How can i write the data i have extracted from a PDF using OCR into and excel file?

This is the data extracted from the pdf and is stored in the text file.I am not able to get the datas in a seperate column for each name in the excel file.
xxxx xxxx xxxx N.
S/o. xxxxxxx,
3/109, xxxxxxxx Post,
xxxxxxxxx District.
Roll No. 2569/2005
DOE : 28-12-2005
DOB: BG:
xxxx xxxx xxxx N.
S/o. xxxx xxxx xxxx,
16/6, xxxx xxxx xxxx,
xxxx.
Ph xxxx-xxxxxx
Roll No. 218/72
DOE :15-11-1972
DOB: BG:

(post deleted by author)

@Renejit_Vs

Please provide the output you want to extract

Hi @Renejit_Vs

Provide sample input and expected output. I can help you out with regular expressions.

Regards

Input
Abdul Raheem S.
42C, Colony, West Cross Street,
Ramavarmapuram, Nagercoil.
Cell : 9489320924
Roll No. 607/78
DOE : 20-12-1978
DOB : 21-05-1954
BG:

@Renejit_Vs

Do you want to extract the whole text. Please specify.

[A-Za-z]+[\s\S]*?BG\:

You can use the above pattern in Find Matching Patterns and run a For Each loop for that and print the currentItem.

Regards

Abdul Raheem S.
42C, Colony, West Cross Street,
Ramavarmapuram, Nagercoil.
Cell : 9489320924
Roll No. 607/78
DOE : 20-12-1978
DOB : 21-05-1954
BG:
This is the input in the excel i i want them in separate cells like Name in one cell and S/O in one cell and so on. i have around 1000 of these one after the other.
The output i would like to have
PDF.xlsx (8.5 KB)

i i want them in separate cells like Name in one cell and S/O in one cell and so on. i have around 1000 of these one after the other.
PDF.xlsx (8.5 KB)

1 Like

Hi Friend,

You can use regular expression for each Value to extract the data from your pdf file. Assign each value in separate variables and then write them in excel file under there respective columns.

for eg: first use read pdf text activity assign a variable for that and then use assign activity with below command.

System.Text.RegularExpressions.Regex.Match(PDF,“(?<=Roll No. ).*(?=\n)”).ToString.Trim

Hope it will work!
Le me know if you need more help.

Thanks.

The regex is taking the DOE along with the roll no

It is taking only Roll No. value at my side


i am getting this error

Pass your created variable in place of PDF in this expression. The variable you have created in Read Pdf text activity.
System.Text.RegularExpressions.Regex.Match(PDF,“(?<=Roll No. ).*(?=\n)”).ToString.Trim

Can you show me the expression you are using?

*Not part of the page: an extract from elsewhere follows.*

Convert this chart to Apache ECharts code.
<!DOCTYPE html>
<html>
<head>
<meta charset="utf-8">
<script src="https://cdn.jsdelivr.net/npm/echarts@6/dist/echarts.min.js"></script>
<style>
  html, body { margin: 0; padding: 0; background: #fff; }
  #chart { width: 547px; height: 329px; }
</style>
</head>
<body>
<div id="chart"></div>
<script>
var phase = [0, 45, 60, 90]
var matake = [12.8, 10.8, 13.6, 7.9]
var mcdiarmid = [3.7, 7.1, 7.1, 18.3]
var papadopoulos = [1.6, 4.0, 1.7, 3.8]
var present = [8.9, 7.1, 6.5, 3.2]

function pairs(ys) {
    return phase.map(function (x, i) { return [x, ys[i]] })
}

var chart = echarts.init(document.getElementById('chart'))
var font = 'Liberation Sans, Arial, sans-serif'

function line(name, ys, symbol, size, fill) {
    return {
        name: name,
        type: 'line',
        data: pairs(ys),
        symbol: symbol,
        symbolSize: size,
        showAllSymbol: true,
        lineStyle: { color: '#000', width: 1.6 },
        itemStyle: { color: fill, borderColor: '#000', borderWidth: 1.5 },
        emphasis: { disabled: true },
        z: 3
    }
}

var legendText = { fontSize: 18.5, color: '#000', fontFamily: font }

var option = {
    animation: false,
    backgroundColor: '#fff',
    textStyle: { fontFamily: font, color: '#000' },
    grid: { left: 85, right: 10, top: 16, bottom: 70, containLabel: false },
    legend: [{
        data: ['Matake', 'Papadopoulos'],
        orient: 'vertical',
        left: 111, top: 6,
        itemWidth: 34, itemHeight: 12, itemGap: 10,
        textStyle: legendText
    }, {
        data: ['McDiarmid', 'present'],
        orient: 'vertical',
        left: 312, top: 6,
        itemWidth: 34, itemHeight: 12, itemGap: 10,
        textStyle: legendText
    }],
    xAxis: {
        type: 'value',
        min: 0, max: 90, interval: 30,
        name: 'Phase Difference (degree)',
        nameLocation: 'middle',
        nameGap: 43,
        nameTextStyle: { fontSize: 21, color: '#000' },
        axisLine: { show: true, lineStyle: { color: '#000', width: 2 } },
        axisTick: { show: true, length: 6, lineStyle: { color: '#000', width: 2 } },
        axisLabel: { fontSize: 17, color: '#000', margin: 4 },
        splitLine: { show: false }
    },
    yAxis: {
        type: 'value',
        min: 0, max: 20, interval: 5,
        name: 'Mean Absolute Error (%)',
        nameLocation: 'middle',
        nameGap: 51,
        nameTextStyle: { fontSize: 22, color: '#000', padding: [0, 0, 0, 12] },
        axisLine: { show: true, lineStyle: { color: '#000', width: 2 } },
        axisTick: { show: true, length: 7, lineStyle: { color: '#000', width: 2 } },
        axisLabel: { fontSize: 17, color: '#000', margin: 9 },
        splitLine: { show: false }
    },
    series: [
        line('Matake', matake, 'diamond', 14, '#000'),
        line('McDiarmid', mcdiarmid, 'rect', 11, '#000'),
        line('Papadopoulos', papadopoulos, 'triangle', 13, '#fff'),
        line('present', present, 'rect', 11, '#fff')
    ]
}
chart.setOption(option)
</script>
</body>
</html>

And also show me the read pdf text activity variable which you are passing in its Properties panel.


System.Text.RegularExpressions.Regex.Match(input,“(?<=Roll No. ).*(?=\n)”).ToString.Trim

Ok. Also show me the assign expression

System.Text.RegularExpressions.Regex.Match(input,“(?<=Roll No. ).*(?=\n)”).ToString.Trim

Hi @Renejit_Vs

Retype the double quotes from the expression

output is there a way i can get all the roll number values instead of 1 and i am getting the DOE along with Roll No. i have multiple roll number in this single file

Roll No. 2569/2005 DOE : 28-12-2005

Roll No. 218/72 DOE :15-11-1972 and so on.